Anthropologists Tanya Peres and Kelly Ledford of Florida State University inspected turkey bones that they found in archaeological sites in Tennessee and found a couple of different clues indicating that they were not from wild turkeys, but domesticated ones. They were dated to 1200 - 1400 A.D.

An inordinate number of males to females was one indication of possible domestication. Peres and Ledford note that typical wild flocks have more females than males. So the only way this could slip would be if it were done intentionally.

The authors surmised that male turkey bones were probably favored for tools. "And they certainly would have favored males for their feathers. They tend to be much brighter and more colorful than the female species," said Peres in a public statement.

The other eyebrow-raising clue they came across was the sheer size of the bones. The turkey skeletons they were coming across were more robust than normal wild gobblers. This could be because they were being fed grains like corn regularly by humans.

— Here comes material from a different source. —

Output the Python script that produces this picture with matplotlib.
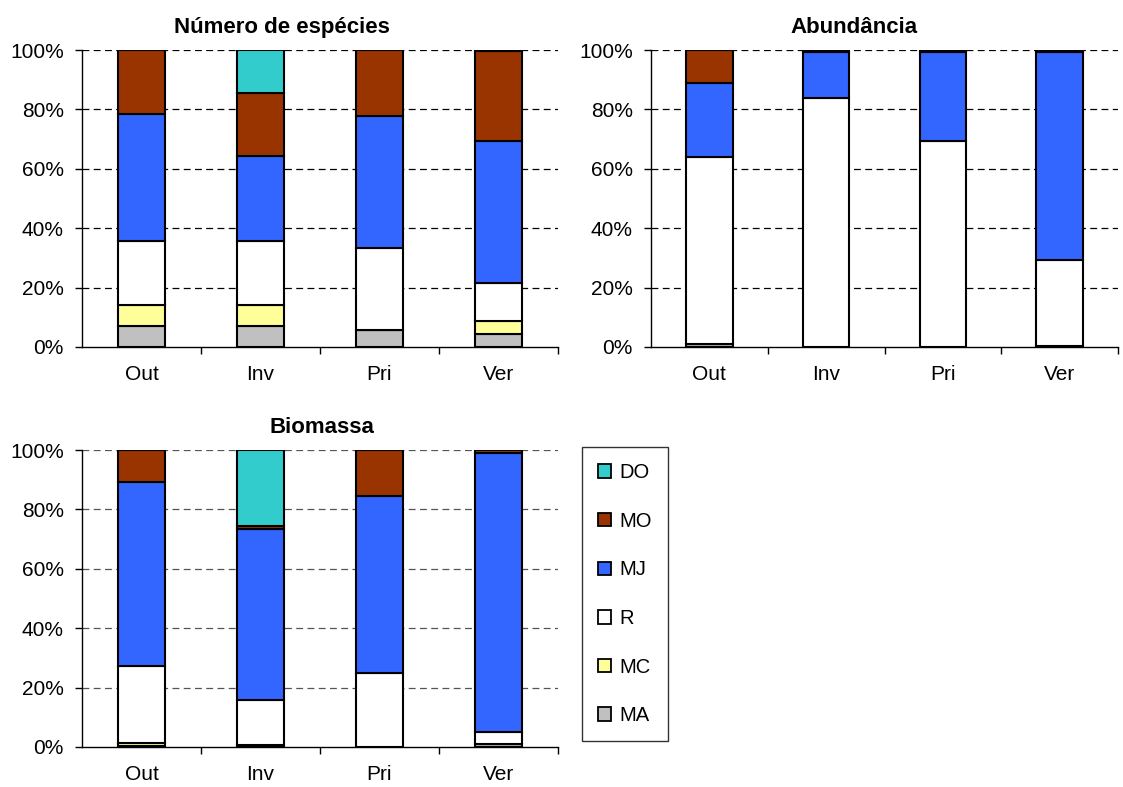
import matplotlib
matplotlib.use("Agg")
import matplotlib.pyplot as plt
from matplotlib.patches import Patch
from matplotlib.ticker import FixedLocator, FuncFormatter
import numpy as np

plt.rcParams["font.family"] = ["Liberation Sans", "DejaVu Sans"]

seasons = ["Out", "Inv", "Pri", "Ver"]
groups = ["MA", "MC", "R", "MJ", "MO", "DO"]
colors = ["#C0C0C0", "#FFFF99", "#FFFFFF", "#3366FF", "#993300", "#33CCCC"]

# Percentages per group (rows follow `groups`), columns follow `seasons`
especies = [
    [7.1, 7.1, 5.6, 4.3],     # MA
    [7.1, 7.1, 0.0, 4.3],     # MC
    [21.4, 21.4, 27.8, 13.0], # R
    [42.9, 28.6, 44.4, 47.8], # MJ
    [21.4, 21.4, 22.2, 30.4], # MO
    [0.0, 14.3, 0.0, 0.0],    # DO
]
abundancia = [
    [1.0, 0.0, 0.0, 0.5],
    [0.0, 0.0, 0.0, 0.0],
    [63.0, 83.7, 69.4, 28.8],
    [25.0, 15.5, 29.8, 70.0],
    [11.0, 0.8, 0.8, 0.7],
    [0.0, 0.0, 0.0, 0.0],
]
biomassa = [
    [0.5, 0.6, 0.0, 1.0],
    [1.0, 0.0, 0.0, 0.0],
    [25.7, 15.2, 24.9, 4.2],
    [62.0, 57.7, 59.7, 93.7],
    [10.8, 0.8, 15.4, 1.1],
    [0.0, 25.7, 0.0, 0.0],
]

W, H = 1123, 787
fig = plt.figure(figsize=(W / 100, H / 100), dpi=100)


def px_axes(left, top, right, bottom):
    return fig.add_axes([left / W, 1 - bottom / H, (right - left) / W, (bottom - top) / H])


def stacked(ax, data, title, title_x, grid_color="black"):
    x = np.arange(len(seasons))
    base = np.zeros(len(seasons))
    for vals, col in zip(data, colors):
        v = np.array(vals)
        ax.bar(x, v, bottom=base, width=0.4, color=col, edgecolor="black",
               linewidth=1.5, zorder=3)
        base += v
    ax.set_xlim(-0.5, len(seasons) - 0.5)
    ax.set_ylim(0, 100)
    ax.set_yticks(np.arange(0, 101, 20))
    ax.yaxis.set_major_formatter(FuncFormatter(lambda v, p: f"{v:.0f}%"))
    ax.set_xticks(x)
    ax.set_xticklabels(seasons)
    ax.xaxis.set_minor_locator(FixedLocator(np.arange(0.5, len(seasons), 1.0)))
    ax.tick_params(axis="x", which="major", length=0, labelsize=15, pad=13)
    ax.tick_params(axis="x", which="minor", length=5, direction="out", width=1)
    ax.tick_params(axis="y", length=5, direction="out", width=1, labelsize=15, pad=8)
    for yv in range(20, 101, 20):
        ax.axhline(yv, color=grid_color, linestyle=(0, (5.5, 3.5)), linewidth=0.9, zorder=1)
    for s in ["top", "right"]:
        ax.spines[s].set_visible(False)
    for s in ["left", "bottom"]:
        ax.spines[s].set_linewidth(1.0)
    ax.text(title_x, 1 + 17 / 297, title, transform=ax.transAxes, ha="center",
            va="baseline", fontsize=16, fontweight="bold")


ax1 = px_axes(82, 50, 558, 347)
stacked(ax1, especies, "Número de espécies", 0.419)
ax2 = px_axes(651, 50, 1118, 347)
stacked(ax2, abundancia, "Abundância", 0.434)
ax3 = px_axes(82, 450, 558, 747)
stacked(ax3, biomassa, "Biomassa", 0.505, grid_color="#555555")

handles = [Patch(facecolor=c, edgecolor="black", linewidth=1.3, label=g)
           for g, c in zip(groups[::-1], colors[::-1])]
leg = fig.legend(handles=handles, loc="upper left",
                 bbox_to_anchor=(582 / W, 1 - 447 / H), fontsize=14.5,
                 handlelength=0.65, handleheight=0.65, handletextpad=0.4,
                 labelspacing=1.47, borderpad=0.8, borderaxespad=0,
                 fancybox=False, frameon=True)
leg.get_frame().set_edgecolor("black")
leg.get_frame().set_linewidth(1.0)

fig.savefig("out.png", dpi=100)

Both Peres and Ledford are next working on sequencing the DNA of these turkey skeletons to determine if they did indeed eat corn or something like it. If they did, a chemical signature should show up.

Scientists have known that turkeys were a part of many Native American cultures long before 1621—their feathers were affixed to arrows and adorned headdresses and clothing, and their meat was eaten for food—but as Peres explained "In the Americas, we have just a few domesticated animals," and as such researchers, until now, haven't ever considered the possibility of Native Americans domesticating turkeys.